On the state level, in Pennsylvania alone — the state which holds the bulk of the Marcellus Shale that Senator Gillibrand’s home state decided not to develop — the industry abides by numerous regulations and safety standards. According to Pennsylvania’s Department of Environmental Protection (DEP):

“Oil and gas exploration is regulated under the state’s oil and gas laws (Oil and Gas Act, Coal and Gas Resource Coordination Act, and Oil and Gas Conservation Law) and the environmental protection laws that include the Clean Streams Law, the Dam Safety and Encroachments Act, the Solid Waste Management Act, the Water Resources Planning Act and the Community Right to Know Act.”

The DEP is also just one of many regulatory bodies in the state. In addition to federal laws from the U.S. Environmental Protection Agency, Fish and Wildlife Service, Army Corps of Engineers, Occupational Health & Safety Administration, and others, operators in the state also abide by regulations under the County Conservation District, Department of Conservation and Natural Resources, Pennsylvania Fish & Boat Commission, Pennsylvania Game Commission, Pennsylvania Department of Transportation, Susquehanna River Basin Commission, Delaware River Basin Commission, Pennsylvania Historic Museum Commission, and the Pennsylvania Public Utility Council.

Most importantly, these overlapping regulations are ensuring that oil and gas development in the Marcellus and beyond continues to occur in unison with environmental protection across the nation.  As Interior Secretary Sally Jewell recently stated, “it [fracking] is being done safely and responsibly.” With regard to water contamination concerns specifically, experts and regulators alike have found time and again that fracking has not contaminated groundwater. For instance:

  • According to Ernest Moniz, Secretary of U.S. Dept. of Energy, “To my knowledge, I still have not seen any evidence of fracking per se contaminating groundwater.”
  • A recent report from the Government Accountability Office (GAO) stated, “[R]egulatory officials we met with from eight states – Arkansas, Colorado, Louisiana, North Dakota, Ohio, Oklahoma, Pennsylvania, and Texas – told us that, based on state investigations, the hydraulic fracturing process has not been identified as a cause of groundwater contamination within their states.”
  • According to a 2014 landmark study by the S. Department of Energy’s (DOE) National Energy Technology Laboratory (NETL) that injected tracers into the hydraulic fracturing fluid in a well in Greene County, Pennsylvania to track for any signs of possible migration, “Current findings are: 1) no evidence of gas migration from the Marcellus Shale; and 2) no evidence of brine migration from the Marcellus Shale.”
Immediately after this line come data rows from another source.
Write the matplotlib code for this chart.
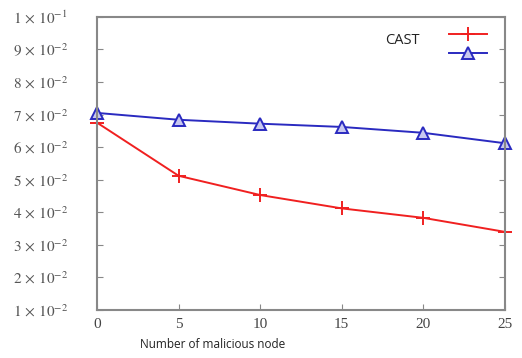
import matplotlib
matplotlib.use("Agg")
import matplotlib.pyplot as plt

nodes = [0, 5, 10, 15, 20, 25]
cast = [0.0675, 0.0512, 0.0453, 0.0412, 0.0383, 0.0340]
other = [0.0705, 0.0684, 0.0672, 0.0662, 0.0644, 0.0612]

y_ticks = [0.01, 0.02, 0.03, 0.04, 0.05, 0.06, 0.07, 0.08, 0.09, 0.10]
y_labels = [r'$1\,\times\,10^{-2}$', r'$2\,\times\,10^{-2}$', r'$3\,\times\,10^{-2}$',
            r'$4\,\times\,10^{-2}$', r'$5\,\times\,10^{-2}$', r'$6\,\times\,10^{-2}$',
            r'$7\,\times\,10^{-2}$', r'$8\,\times\,10^{-2}$', r'$9\,\times\,10^{-2}$',
            r'$1\,\times\,10^{-1}$']

plt.rcParams['mathtext.fontset'] = 'stix'
plt.rcParams['font.family'] = 'DejaVu Serif'

fig = plt.figure(figsize=(5.22, 3.58), dpi=100)
ax = fig.add_axes([0.186, 0.134, 0.781, 0.819])

red_line, = ax.plot(nodes, cast, color='#f02020', lw=1.4, marker='+',
                    markersize=10, markeredgewidth=1.4, clip_on=False)
blue_line, = ax.plot(nodes, other, color='#2a2ac0', lw=1.4, marker='^',
                     markersize=9, markerfacecolor='#c8c8f0',
                     markeredgecolor='#2a2ac0', markeredgewidth=1.4,
                     clip_on=False)

ax.set_xlim(0, 25)
ax.set_ylim(0.01, 0.10)
ax.set_xticks(nodes)
ax.set_xticklabels([str(n) for n in nodes], fontsize=11, color='#444444',
                   family='Liberation Serif')
ax.set_yticks(y_ticks)
ax.set_yticklabels(y_labels, fontsize=11, color='#555555')

ax.tick_params(axis='both', direction='in', length=4, color='#888888',
               right=True, top=False)
ax.tick_params(axis='x', pad=6)
ax.tick_params(axis='y', pad=21)
for s in ax.spines.values():
    s.set_color('#888888')
    s.set_linewidth(1.5)

leg = ax.legend([red_line, blue_line], ['', ''], loc='upper right',
                bbox_to_anchor=(0.97, 0.98), frameon=False, handlelength=2.7,
                handletextpad=0.0, labelspacing=0.35, borderaxespad=0)
fig.text(385 / 522, 1 - 40 / 358, 'CAST', fontsize=10.5, family='Open Sans',
         va='center', ha='left', color='#222222')

fig.text(140 / 522, 1 - 345 / 358, 'Number of malicious node', fontsize=8.5,
         family='Open Sans', va='center', ha='left', color='#222222')

fig.savefig('out.png', dpi=100)
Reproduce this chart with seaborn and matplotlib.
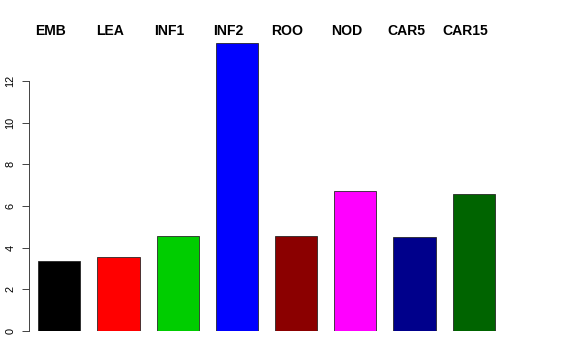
import matplotlib
matplotlib.use("Agg")
import matplotlib.pyplot as plt
import seaborn as sns
import pandas as pd

categories = ["EMB", "LEA", "INF1", "INF2", "ROO", "NOD", "CAR5", "CAR15"]
values = [3.37, 3.55, 4.54, 13.83, 4.56, 6.70, 4.53, 6.60]
colors = ["#000000", "#FF0000", "#00CD00", "#0000FF", "#8B0000", "#FF00FF", "#00008B", "#006400"]
yticks = [0, 2, 4, 6, 8, 10, 12]

sns.set_style("white")
plt.rcParams['font.family'] = ['Liberation Sans', 'DejaVu Sans']
plt.rcParams['text.color'] = 'black'
plt.rcParams['ytick.color'] = 'black'
plt.rcParams['ytick.labelcolor'] = 'black'

df = pd.DataFrame({"cat": categories, "val": values})

fig = plt.figure(figsize=(8, 5), dpi=72)
W, H = 576, 360
left_px, right_px, bottom_px, top_px = 28.5, 560, 331, 31
ax = fig.add_axes([left_px / W, (H - bottom_px) / H, (right_px - left_px) / W, (bottom_px - top_px) / H])

sns.barplot(data=df, x="cat", y="val", hue="cat", palette=colors, width=0.71,
            edgecolor="#222222", linewidth=0.8, legend=False, ax=ax, saturation=1)

unit = 59.2
x0 = 59.3
ax.set_xlim((left_px - x0) / unit, (right_px - x0) / unit)
ax.set_ylim(0, (bottom_px - top_px) / 20.833)

for s in ["top", "right", "bottom"]:
    ax.spines[s].set_visible(False)
ax.spines["left"].set_bounds(0, 12)
ax.spines["left"].set_color("#333333")
ax.spines["left"].set_linewidth(0.9)

ax.set_xticks([])
ax.set_yticks(yticks)
ax.set_yticklabels([str(t) for t in yticks], rotation=90, va="center", fontsize=11, color="black")
ax.tick_params(axis="y", length=7, width=0.9, color="#333333", pad=6, left=True)
ax.set_xlabel("")
ax.set_ylabel("")

for i, c in enumerate(categories):
    ax.text(i - 0.145, 1.0, c, transform=ax.get_xaxis_transform(), ha="center", va="center",
            fontsize=14, fontweight="bold", color="black")

fig.savefig("out.png", dpi=72)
As Lee Fuller, Executive Vice President of the Independent Petroleum Association of America, stated in E&E News prior to the vote, Amendment 48 “undercuts the work, investment and dedication America’s oil and gas industry puts toward complying with the wide array of existing state and federal laws to ensure the continued health of our environment and groundwater.” Fortunately, the amendment failed to receive the necessary votes to move forward yesterday, indicating that the majority of congressional leaders from both sides of the aisle understand that hydraulic fracturing is occurring safely across the country while protecting our precious water supplies and creating new economic and environmental opportunities for all Americans.